### Written problem
Retype word for word the first line of the listing and each line after it up to the line with "import seaborn as sns", with the pictures taken out.

(Records excerpted from a collection)

● ● ● ● ●

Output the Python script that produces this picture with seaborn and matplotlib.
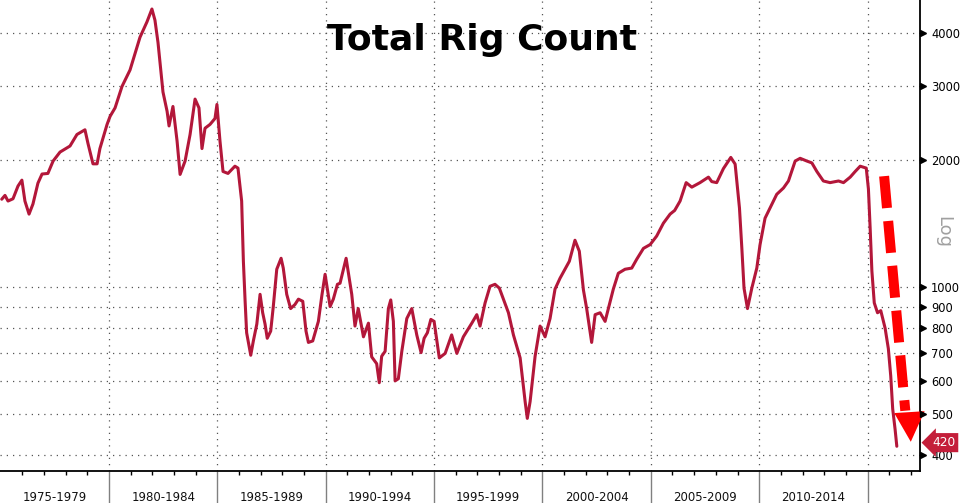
import matplotlib
matplotlib.use("Agg")
import matplotlib.pyplot as plt
import matplotlib.ticker as mticker
import matplotlib.transforms as mtrans
import matplotlib.patches as mpatches
import pandas as pd
import seaborn as sns

# ---------------- data ----------------
years = [
    1975.05, 1975.20, 1975.34, 1975.57, 1975.80, 1975.98, 1976.12, 1976.31, 1976.49, 1976.72,
    1976.91, 1977.18, 1977.42, 1977.74, 1978.20, 1978.52, 1978.89, 1979.03, 1979.26, 1979.45,
    1979.58, 1979.91, 1980.05, 1980.28, 1980.60, 1980.97, 1981.43, 1981.75, 1981.98, 1982.12,
    1982.26, 1982.49, 1982.68, 1982.77, 1982.95, 1983.14, 1983.28, 1983.51, 1983.74, 1983.97,
    1984.15, 1984.29, 1984.43, 1984.66, 1984.89, 1984.98, 1985.12, 1985.26, 1985.49, 1985.81,
    1985.95, 1986.12, 1986.20, 1986.28, 1986.35, 1986.54, 1986.66, 1986.82, 1986.97, 1987.09,
    1987.20, 1987.30, 1987.46, 1987.58, 1987.74, 1987.94, 1988.04, 1988.20, 1988.38, 1988.58,
    1988.74, 1988.94, 1989.09, 1989.20, 1989.40, 1989.66, 1989.82, 1989.97, 1990.20, 1990.35,
    1990.54, 1990.66, 1990.94, 1991.20, 1991.35, 1991.50, 1991.74, 1991.97, 1992.12, 1992.35,
    1992.47, 1992.58, 1992.74, 1992.89, 1993.00, 1993.12, 1993.20, 1993.35, 1993.51, 1993.74,
    1993.97, 1994.20, 1994.40, 1994.54, 1994.69, 1994.85, 1995.00, 1995.24, 1995.51, 1995.81,
    1996.05, 1996.35, 1996.74, 1996.97, 1997.12, 1997.35, 1997.58, 1997.81, 1998.01, 1998.20,
    1998.43, 1998.66, 1998.97, 1999.20, 1999.30, 1999.43, 1999.66, 1999.89, 2000.12, 2000.35,
    2000.58, 2000.81, 2001.04, 2001.24, 2001.50, 2001.70, 2001.89, 2002.04, 2002.27, 2002.43,
    2002.66, 2002.89, 2003.04, 2003.27, 2003.50, 2003.81, 2004.12, 2004.35, 2004.66, 2004.97,
    2005.27, 2005.58, 2005.89, 2006.10, 2006.35, 2006.63, 2006.89, 2007.27, 2007.66, 2007.81,
    2008.04, 2008.35, 2008.58, 2008.69, 2008.89, 2009.09, 2009.20, 2009.30, 2009.46, 2009.66,
    2009.89, 2010.04, 2010.27, 2010.58, 2010.81, 2011.12, 2011.35, 2011.66, 2011.89, 2012.20,
    2012.43, 2012.66, 2012.96, 2013.27, 2013.66, 2013.89, 2014.20, 2014.43, 2014.66, 2014.94,
    2015.04, 2015.12, 2015.20, 2015.31, 2015.46, 2015.61, 2015.81, 2015.96, 2016.07, 2016.16,
    2016.27, 2016.35,
]
rigs = [
    1616, 1650, 1600, 1620, 1736, 1793, 1600, 1490, 1574, 1764,
    1854, 1860, 1990, 2090, 2160, 2300, 2360, 2190, 1960, 1960,
    2130, 2430, 2540, 2660, 2990, 3270, 3910, 4250, 4560, 4290,
    3800, 2900, 2610, 2410, 2680, 2220, 1850, 1990, 2300, 2790,
    2660, 2130, 2380, 2430, 2510, 2710, 2220, 1880, 1860, 1935,
    1915, 1600, 1152, 926, 780, 690, 746, 818, 962, 870,
    818, 757, 787, 900, 1103, 1171, 1110, 962, 890, 910,
    937, 926, 787, 740, 746, 830, 955, 1073, 900, 937,
    1016, 1022, 1171, 962, 809, 890, 763, 822, 684, 659,
    594, 686, 705, 890, 933, 830, 600, 607, 705, 843,
    890, 771, 700, 757, 780, 839, 830, 680, 697, 771,
    697, 763, 822, 861, 809, 917, 1005, 1016, 995, 937,
    870, 771, 680, 536, 489, 536, 686, 809, 763, 843,
    990, 1050, 1103, 1152, 1292, 1217, 985, 890, 740, 861,
    870, 830, 890, 990, 1079, 1103, 1110, 1165, 1236, 1262,
    1322, 1418, 1490, 1520, 1600, 1769, 1726, 1769, 1823, 1779,
    1769, 1910, 1990, 2030, 1957, 1540, 1236, 995, 890, 995,
    1110, 1262, 1457, 1571, 1660, 1718, 1785, 1990, 2020, 1990,
    1970, 1880, 1785, 1769, 1785, 1769, 1823, 1880, 1935, 1915,
    1709, 1380, 1092, 918, 870, 880, 800, 715, 616, 515,
    461, 420,
]
period_starts = [1975, 1980, 1985, 1990, 1995, 2000, 2005, 2010]
period_labels = ["1975-1979", "1980-1984", "1985-1989", "1990-1994",
                 "1995-1999", "2000-2004", "2005-2009", "2010-2014"]
divider_years = [1980, 1985, 1990, 1995, 2000, 2005, 2010, 2015]
y_ticks = [400, 500, 600, 700, 800, 900, 1000, 2000, 3000, 4000]
title_text = "Total Rig Count"
scale_text = "Log"
last_label = "420"

# ---------------- styling ----------------
sns.set_style("white")
plt.rcParams['font.family'] = ['DejaVu Sans']

W, H = 967, 503
fig = plt.figure(figsize=(W / 100, H / 100), dpi=100)
ax = fig.add_axes([0, 32 / H, 920 / W, 471 / H])

df = pd.DataFrame({"year": years, "rigs": rigs})
sns.lineplot(data=df, x="year", y="rigs", ax=ax, color="#B3173A",
             lw=2.2, estimator=None, zorder=4)

ax.set_yscale("log")
ax.set_ylim(367, 4790)
ax.set_xlim(1974.97, 2017.42)
ax.set_xlabel("")
ax.set_ylabel("")

# spines
for s in ["top", "left"]:
    ax.spines[s].set_visible(False)
for s in ["right", "bottom"]:
    ax.spines[s].set_color("black")
    ax.spines[s].set_linewidth(1.3)

# y axis on the right
ax.yaxis.tick_right()
ax.set_yticks(y_ticks)
ax.yaxis.set_major_formatter(mticker.FuncFormatter(lambda v, p: f"{int(round(v))}"))
ax.yaxis.set_minor_locator(mticker.NullLocator())
ax.tick_params(axis="y", which="major", length=0, pad=8, labelsize=8.3,
               labelcolor="black")

# triangle tick markers
ttrans = mtrans.blended_transform_factory(ax.transAxes, ax.transData) + \
    mtrans.ScaledTranslation(3 / 100, 0, fig.dpi_scale_trans)
ax.plot([1.0] * len(y_ticks), y_ticks, linestyle="none", marker=">",
        markersize=5, color="black", transform=ttrans, clip_on=False, zorder=6)

# x axis
ax.set_xticks(divider_years)
ax.set_xticks(list(range(1976, 2018)), minor=True)
ax.tick_params(axis="x", which="major", bottom=True, length=23, width=1,
               color="#808080", labelbottom=False, direction="out")
ax.tick_params(axis="x", which="minor", bottom=True, length=3, width=1,
               color="black", direction="out", labelbottom=False)

# grid
ax.grid(True, which="major", axis="both", linestyle=(0, (1, 4)),
        color="#555555", lw=0.9)

# period labels
ltrans = mtrans.blended_transform_factory(ax.transData, ax.transAxes)
for s, lab in zip(period_starts, period_labels):
    ax.text(s + 2.5, -0.057, lab, transform=ltrans, ha="center", va="center",
            fontsize=8.5, color="#111111", clip_on=False)

# title and scale tag
fig.text(482 / W, 1 - 40 / H, title_text, ha="center", va="center",
         fontsize=26, fontweight="bold", color="black")
fig.text(943 / W, 1 - 232 / H, scale_text, ha="center", va="center",
         rotation=270, fontsize=13, color="#a0a0a0")

# red dashed arrow
ax.plot([0.961, 0.984], [0.626, 0.128], transform=ax.transAxes, color="#ff0000",
        lw=7.2, linestyle=(0, (3.2, 1.3)), dash_capstyle="butt",
        clip_on=False, zorder=5)
ax.add_patch(mpatches.Polygon([[0.972, 0.123], [1.005, 0.127], [0.990, 0.062]],
                              closed=True, transform=ax.transAxes, fc="#ff0000",
                              ec="none", clip_on=False, zorder=5))

# last-value tag
vtrans = mtrans.blended_transform_factory(ax.transAxes, ax.transData)
ax.text(1.013, rigs[-1] * 1.02, last_label, transform=vtrans, ha="left",
        va="center", color="white", fontsize=8.8, zorder=10, clip_on=False,
        bbox=dict(boxstyle="larrow,pad=0.25", fc="#C41E3A", ec="none"))

fig.savefig("out.png", dpi=100)
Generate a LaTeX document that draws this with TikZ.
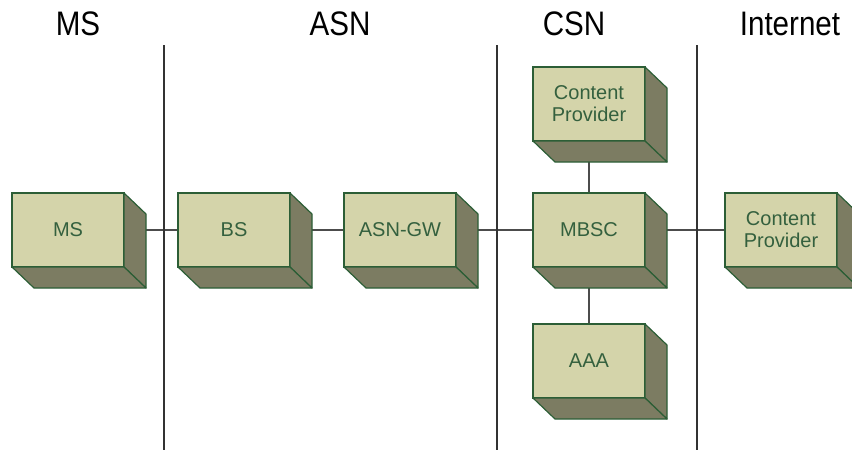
\documentclass[tikz,border=0pt]{standalone}
\usepackage{fontspec}
\setmainfont{Liberation Sans}
\newfontfamily\headfont[FakeStretch=0.87]{Liberation Sans}
\usepackage{tikz}
\usetikzlibrary{%
  positioning,%
  backgrounds,%
  calc%
}
\definecolor{frontgr}{RGB}{212,212,170}
\definecolor{sidegr}{RGB}{124,124,98}
\definecolor{edgegr}{RGB}{44,94,54}
\definecolor{textgr}{RGB}{52,96,62}

\begin{document}
\begin{tikzpicture}[
  x=1pt,y=-1pt,
  line width=1.5pt,
  box/.style={draw=edgegr,fill=frontgr,text=textgr,line width=1.6pt,
    minimum width=112pt,minimum height=74pt,outer sep=0pt,inner sep=0pt,
    align=center,font=\fontsize{20}{22}\selectfont},
  side/.style={draw=edgegr,fill=sidegr,line width=1.2pt,line join=round},
  head/.style={font=\headfont\fontsize{34}{36}\selectfont},
  link/.style={draw=black!70,line width=1.6pt},
]
\useasboundingbox (0,0) rectangle (852,450);

\node[head] (tms) at (78,24) {MS};
\node[head] (tasn) at (340,24) {ASN};
\node[head] (tcsn) at (574,24) {CSN};
\node[head] (tnet) at (790,24) {Internet};

\foreach \x in {164,497,697} {
  \draw[black!80] (\x,45) -- (\x,450);
}

\node[box] (ms1) at (68,230) {MS};
\node[box] (bs1) at (234,230) {BS};
\node[box] (gw1) at (400,230) {ASN-GW};
\node[box] (mbsc1) at (589,230) {MBSC};
\node[box] (cp1) at (589,104) {Content\\Provider};
\node[box] (aaa1) at (589,361) {AAA};
\node[box] (cp2) at (781,230) {Content\\Provider};

\foreach \n in {ms1,bs1,gw1,mbsc1,cp1,aaa1,cp2} {
  \filldraw[side] (\n.north east) -- ([shift={(22,21)}]\n.north east)
    -- ([shift={(22,21)}]\n.south east) -- (\n.south east) -- cycle;
  \filldraw[side] (\n.south west) -- (\n.south east)
    -- ([shift={(22,21)}]\n.south east) -- ([shift={(22,21)}]\n.south west) -- cycle;
}

\begin{pgfonlayer}{background}
\draw[link] (ms1) -- (bs1) -- (gw1) -- (mbsc1) -- (cp2);
\draw[link] (cp1) -- (mbsc1) -- (aaa1);
\end{pgfonlayer}

\end{tikzpicture}
\end{document}
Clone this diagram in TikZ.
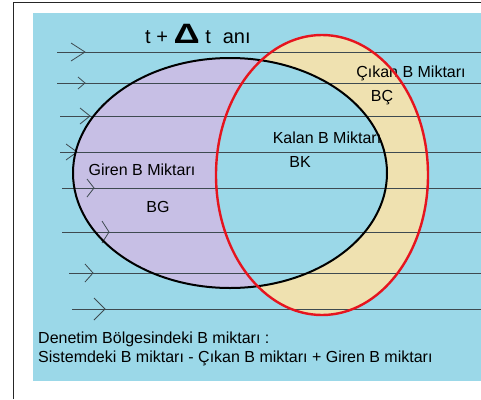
\documentclass[tikz,border=0pt]{standalone}
\usepackage{fontspec}
\setmainfont{Liberation Sans}
\definecolor{skyb}{RGB}{155,216,232}
\definecolor{lav}{RGB}{199,191,229}
\definecolor{sand}{RGB}{239,225,176}
\definecolor{streamcol}{RGB}{62,74,80}
\definecolor{redline}{RGB}{230,20,30}
\begin{document}
\begin{tikzpicture}[x=1pt,y=-1pt]
\tikzset{
  stream/.style={draw=streamcol, line width=0.9pt},
  chev/.style={draw=streamcol, line width=0.8pt},
  lbl/.style={font=\fontsize{16}{19}\selectfont, inner sep=0pt, anchor=base},
  lblw/.style={font=\fontsize{16}{19}\selectfont, inner sep=0pt, anchor=base west},
}
\useasboundingbox (0,0) rectangle (481,399);
% frame
\draw[line width=1.8pt, draw=black!85] (13.5,399) -- (13.5,2.5) -- (481,2.5);
% background
\fill[skyb] (33,13) rectangle (481,381);
% regions
\fill[lav] (230,173) ellipse [x radius=157pt, y radius=115pt];
\fill[sand] (322,175) ellipse [x radius=106pt, y radius=140pt];
\begin{scope}
  \clip (230,173) ellipse [x radius=157pt, y radius=115pt];
  \fill[skyb] (322,175) ellipse [x radius=106pt, y radius=140pt];
\end{scope}
% streamlines
\foreach \xs/\yy/\tip/\w/\h in {57/52/85/14/9, 57/83/85/7/6, 60/116/90/10/8, 60/152/77/11/8, 62/188/94/7/9, 62/232/109/7/11, 69/273/93/8/9, 72/309/105/11/11}{
  \draw[stream] (\xs,\yy) -- (481,\yy);
  \draw[chev] (\tip-\w,\yy-\h) -- (\tip,\yy) -- (\tip-\w,\yy+\h);
}
% labels
\node[lblw, font=\fontsize{20}{24}\selectfont] (title) at (145,43) {t + {\fontsize{28}{28}\selectfont\bfseries\scalebox{1.3}[1]{Δ}} t\hspace{0.6em}anı};
\node[lbl] (cikan) at (411,77) {Çıkan B Miktarı};
\node[lbl] (bc) at (382,101) {BÇ};
\node[lbl] (kalan) at (327,143) {Kalan B Miktarı};
\node[lbl] (bk) at (300,167) {BK};
\node[lbl] (giren) at (142,175) {Giren B Miktarı};
\node[lbl] (bg) at (158,212) {BG};
\node[lblw] (den) at (38,343) {Denetim Bölgesindeki B miktarı :};
\node[lblw] (sis) at (38,362) {Sistemdeki B miktarı - Çıkan B miktarı + Giren B miktarı};
% outlines
\draw[line width=2pt] (230,173) ellipse [x radius=157pt, y radius=115pt];
\draw[line width=2.4pt, draw=redline] (322,175) ellipse [x radius=106pt, y radius=140pt];
\end{tikzpicture}
\end{document}
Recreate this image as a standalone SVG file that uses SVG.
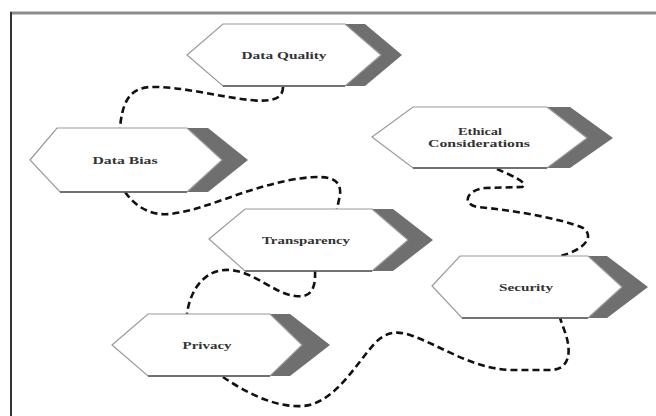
<svg xmlns="http://www.w3.org/2000/svg" width="656" height="416" viewBox="0 0 656 416">
<style>
.bg{fill:#ffffff}
.frame-top{stroke:#8c8c8c;stroke-width:3;fill:none}
.frame-left{stroke:#333333;stroke-width:2;fill:none}
.shadow{fill:#6f6f6f;stroke:none}
.hex{fill:#ffffff;stroke:#9a9a9a;stroke-width:1.2}
.base{stroke:#555555;stroke-width:1.6;fill:none}
.label{font-family:"Liberation Serif","Times New Roman",serif;font-weight:bold;font-size:11px;fill:#333333;text-anchor:middle}
.conn{fill:none;stroke:#111111;stroke-width:2.6;stroke-dasharray:7 4;stroke-linecap:butt}
</style>
<rect class="bg" x="0" y="0" width="656" height="416"/>
<line class="frame-top" x1="10" y1="13" x2="656" y2="13"/>
<line class="frame-left" x1="11" y1="12" x2="11" y2="416"/>

<g id="connectors">
  <path class="conn" d="M283,87 C283,100 270,102 250,100 C220,97 180,86 150,87 C128,88 122,105 120,128"/>
  <path class="conn" d="M125,192 C135,206 150,216 170,214 C205,210 240,190 290,180 C325,174 342,176 340,195 L337,209"/>
  <path class="conn" d="M315,271 C316,290 310,298 295,296 C275,294 255,272 230,270 C205,268 190,290 187,314"/>
  <path class="conn" d="M223,377 C245,392 275,408 303,406 C335,403 355,365 375,343 C385,333 395,330 410,335 C440,345 470,368 510,370 L550,370 C568,370 572,355 566,335 L560,318"/>
  <path class="conn" d="M497,169 C510,175 530,183 522,187 L485,188 C465,190 462,205 478,207 C510,210 560,218 583,228 C595,236 585,250 560,256"/>
</g>

<g id="node-data-quality">
  <polygon class="shadow" points="345,24 365,24 402,55 365,86 345,86 381,55"/>
  <polygon class="hex" points="187,55 223,24 345,24 381,55 345,86 223,86"/>
  <line class="base" x1="223" y1="86" x2="345" y2="86"/>
  <text class="label" x="284" y="59" textLength="85" lengthAdjust="spacingAndGlyphs">Data Quality</text>
</g>

<g id="node-data-bias">
  <polygon class="shadow" points="187,128 208,128 248,160 208,192 187,192 222,160"/>
  <polygon class="hex" points="30,160 57,128 187,128 222,160 187,192 60,192"/>
  <line class="base" x1="60" y1="192" x2="187" y2="192"/>
  <text class="label" x="125" y="164" textLength="65" lengthAdjust="spacingAndGlyphs">Data Bias</text>
</g>

<g id="node-ethical-considerations">
  <polygon class="shadow" points="547,107 570,107 613,138 570,168 547,168 587,138"/>
  <polygon class="hex" points="372,137 413,107 547,107 587,138 547,168 413,168"/>
  <line class="base" x1="413" y1="168" x2="547" y2="168"/>
  <text class="label" x="480" y="135" textLength="44" lengthAdjust="spacingAndGlyphs">Ethical</text>
  <text class="label" x="479" y="147" textLength="102" lengthAdjust="spacingAndGlyphs">Considerations</text>
</g>

<g id="node-transparency">
  <polygon class="shadow" points="372,209 393,209 433,240 393,271 372,271 408,240"/>
  <polygon class="hex" points="209,239 245,209 372,209 408,240 372,271 245,271"/>
  <line class="base" x1="245" y1="271" x2="372" y2="271"/>
  <text class="label" x="306" y="244" textLength="88" lengthAdjust="spacingAndGlyphs">Transparency</text>
</g>

<g id="node-security">
  <polygon class="shadow" points="588,256 607,256 648,287 607,318 588,318 622,287"/>
  <polygon class="hex" points="432,286 460,256 588,256 622,287 588,318 462,318"/>
  <line class="base" x1="462" y1="318" x2="588" y2="318"/>
  <text class="label" x="526" y="291" textLength="54" lengthAdjust="spacingAndGlyphs">Security</text>
</g>

<g id="node-privacy">
  <polygon class="shadow" points="270,314 290,314 330,345 290,376 270,376 302,345"/>
  <polygon class="hex" points="112,345 148,314 270,314 302,345 270,376 148,376"/>
  <line class="base" x1="148" y1="376" x2="270" y2="376"/>
  <text class="label" x="207" y="349" textLength="49" lengthAdjust="spacingAndGlyphs">Privacy</text>
</g>
</svg>
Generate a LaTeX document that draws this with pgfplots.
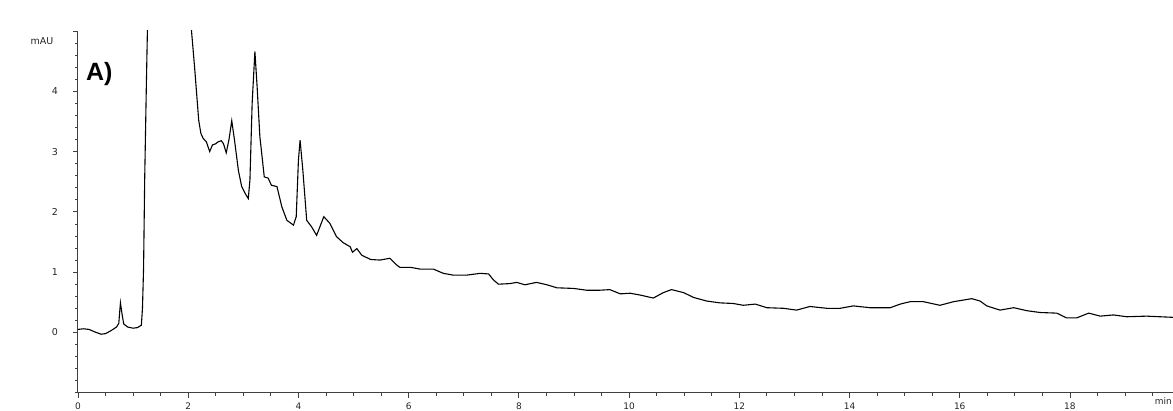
\documentclass[border=0pt]{standalone}
\usepackage{pgfplots}
\pgfplotsset{compat=1.18}
\usepackage{fontspec}
\setmainfont{DejaVu Sans}
\newfontfamily\labelfont{Liberation Sans}
\definecolor{axgray}{HTML}{404040}
\begin{document}
\begin{tikzpicture}
\begin{axis}[
  scale only axis,
  width=1095pt, height=361.7pt,
  xmin=0, xmax=19.87, ymin=-1, ymax=5,
  axis x line*=bottom, axis y line*=left,
  axis line style={axgray, line width=1pt},
  tick align=outside,
  major tick length=5pt, minor tick length=3pt,
  every tick/.style={axgray, line width=0.8pt},
  xtick={0,2,...,18},
  minor xtick={0.5,1,1.5,2.5,3,3.5,4.5,5,5.5,6.5,7,7.5,8.5,9,9.5,10.5,11,11.5,12.5,13,13.5,14.5,15,15.5,16.5,17,17.5,18.5,19,19.5},
  ytick={0,1,2,3,4},
  minor ytick={-1,-0.8,-0.6,-0.4,-0.2,0.2,0.4,0.6,0.8,1.2,1.4,1.6,1.8,2.2,2.4,2.6,2.8,3.2,3.4,3.6,3.8,4.2,4.4,4.6,4.8},
  extra y ticks={5}, extra y tick labels={},
  extra y tick style={major tick length=5pt},
  /pgf/number format/assume math mode=true,
  tick label style={font=\fontsize{9.5}{11}\selectfont, text=black!85},
  xticklabel style={anchor=north, inner sep=0pt, yshift=-5pt, font=\fontsize{9}{10}\selectfont},
  yticklabel style={anchor=east, inner sep=0pt, xshift=-15pt},
  clip=true,
]
\addplot[black, line width=1.1pt] coordinates {
(0,0.05)(0.1,0.06)(0.2,0.05)(0.3,0.01)(0.42,-0.03)(0.5,-0.02)(0.6,0.03)(0.7,0.09)(0.74,0.15)(0.77,0.49)(0.80,0.30)(0.83,0.14)(0.9,0.09)(1.0,0.07)(1.08,0.08)(1.15,0.12)(1.17,0.4)(1.19,1.07)(1.21,2.53)(1.24,4.08)(1.27,5.5)(1.35,12)(1.6,25)(1.9,10)(2.03,5.6)(2.06,5.0)(2.12,4.35)(2.19,3.52)(2.23,3.3)(2.27,3.22)(2.33,3.16)(2.39,3.0)(2.44,3.11)(2.50,3.13)(2.54,3.16)(2.60,3.18)(2.64,3.13)(2.69,2.98)(2.74,3.2)(2.79,3.51)(2.84,3.19)(2.91,2.69)(2.97,2.42)(3.03,2.31)(3.09,2.22)(3.12,2.53)(3.16,3.80)(3.21,4.66)(3.25,4.08)(3.30,3.25)(3.38,2.58)(3.45,2.56)(3.51,2.44)(3.61,2.42)(3.70,2.08)(3.79,1.86)(3.91,1.78)(3.96,1.92)(4.00,2.86)(4.03,3.19)(4.08,2.69)(4.15,1.86)(4.24,1.75)(4.33,1.61)(4.46,1.92)(4.57,1.81)(4.69,1.59)(4.81,1.49)(4.94,1.42)(4.98,1.33)(5.06,1.39)(5.15,1.28)(5.31,1.21)(5.48,1.20)(5.66,1.23)(5.78,1.12)(5.84,1.08)(6.03,1.08)(6.21,1.05)(6.45,1.05)(6.63,0.98)(6.81,0.95)(7.05,0.95)(7.30,0.98)(7.45,0.97)(7.54,0.87)(7.63,0.80)(7.84,0.81)(7.96,0.83)(8.11,0.79)(8.32,0.83)(8.51,0.79)(8.69,0.74)(8.99,0.73)(9.23,0.70)(9.47,0.70)(9.65,0.71)(9.84,0.64)(10.02,0.65)(10.20,0.62)(10.44,0.57)(10.62,0.66)(10.77,0.71)(10.99,0.66)(11.17,0.58)(11.41,0.52)(11.65,0.49)(11.89,0.48)(12.07,0.45)(12.29,0.47)(12.50,0.41)(12.80,0.40)(13.04,0.37)(13.28,0.43)(13.59,0.40)(13.83,0.40)(14.07,0.44)(14.37,0.41)(14.74,0.41)(14.92,0.47)(15.10,0.51)(15.34,0.51)(15.64,0.45)(15.89,0.51)(16.22,0.56)(16.37,0.52)(16.49,0.44)(16.73,0.37)(16.98,0.41)(17.22,0.36)(17.46,0.33)(17.76,0.32)(17.94,0.24)(18.12,0.24)(18.34,0.32)(18.55,0.27)(18.79,0.29)(19.03,0.26)(19.39,0.27)(19.87,0.25)
};
\end{axis}
\node[anchor=base west, inner sep=0pt, font=\labelfont\bfseries\fontsize{25}{30}\selectfont] at (8pt,311.7pt) {A)};
\node[anchor=center, inner sep=0pt, font=\fontsize{9.5}{11}\selectfont, text=black!85] at (-36pt,351.7pt) {mAU};
\node[anchor=north east, inner sep=0pt, font=\fontsize{9}{10}\selectfont, text=black!85] at (1094pt,-5pt) {min};
\pgfresetboundingbox
\path (-78pt,-17.3pt) rectangle (1095pt,392.7pt);
\end{tikzpicture}
\end{document}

● ● ● ● ●

### Exercise result
Output the Python script that produces this picture with seaborn and matplotlib.
import matplotlib
matplotlib.use("Agg")
import matplotlib.pyplot as plt
import matplotlib.ticker as mticker
import matplotlib.transforms as mtrans
import matplotlib.patches as mpatches
import pandas as pd
import seaborn as sns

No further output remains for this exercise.